News Release

Ancient pigs endured a complete genomic turnover after they arrived in Europe

Peer-Reviewed Publication

University of Oxford

Young European Wild Boar

image: New research led by Oxford University and Queen Mary University of London has resolved a pig paradox. Archaeological evidence has shown that pigs were domesticated in the Near East and as such, modern pigs should resemble Near Eastern wild boar. They do not. Instead, the genetic signatures of modern European domestic pigs resemble European wild boar. view more 

Credit: Image credit: Domenico Fulgione Federico, University of Naples

New research led by Oxford University and Queen Mary University of London has resolved a pig paradox. Archaeological evidence has shown that pigs were domesticated in the Near East and as such, modern pigs should resemble Near Eastern wild boar. They do not. Instead, the genetic signatures of modern European domestic pigs resemble European wild boar.

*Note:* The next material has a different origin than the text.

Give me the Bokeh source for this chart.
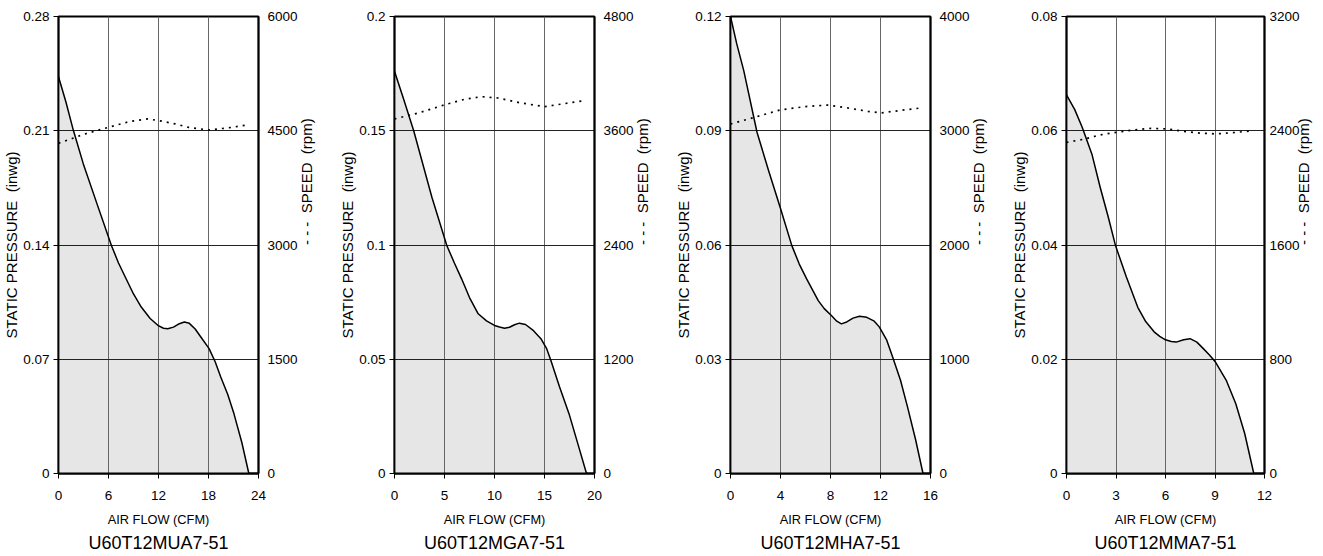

Published in Proceedings of the National Academy of Sciences, the study shows how this has happened. Working with more than 100 collaborators, researchers from Oxford's School of Archaeology sequenced DNA signatures from more than 2,000 ancient pigs including genomes from 63 archaeological pigs collected across the Near East and Europe over the last 10,000 years.

The findings revealed that the first pigs to arrive into Europe alongside farmers 8,000 years ago had clear Near Eastern genetic ancestry. Over the course of the next 3,000 years, however, ancient domestic pigs hybridised with European wild boar to such an extent that they lost almost all their Near Eastern ancestry. Some low level of Near Eastern ancestry, however potentially remained in the genome of modern European domestic pigs, and this likely explains their characteristic black, and black and white spotted coat colours. Higher level of Near Eastern ancestry were also maintained in pig populations on Mediterranean islands maintained probably because these populations experienced comparatively less gene flow with European wild boar relative to pigs on the continent.

Professor Greger Larson, Director of the Palaeogenomics & Bio-Archaeology Research Network (PalaeoBarn) at Oxford and senior author of the study, said: "Having access to ancient genomes over such a large space and time has allowed us to see the slow-motion replacement of the entire genome of domestic pigs. This suggests that pig management in Europe over millennia was extensive, and that though swineherders maintained selection for some coat colours, domestic pigs interacted with wild boar frequently enough that they lost the ancestral signature of the wild boar from which they were derived."

Dr. Laurent Frantz, lead author of the study at Queen Mary University of London, said: "We are all taught that the big change was the initial process of domestication, but our data suggests that almost none of the human-selection over the first 2,500 years of pig domestication has been important in the development of modern European commercial pigs."

Now that the team have pieced together a timeline of the genomic history of pigs in western Eurasia, the next steps in the research will be to precisely identify, in the genome of modern European domestic pigs, the few genes that retained their original Near Eastern ancestry. This will allow us to assess whether the artificial selection applied by early farmers in the Fertile Crescent, over 10,000 years ago, left any further legacy in modern pigs beyond coat colour.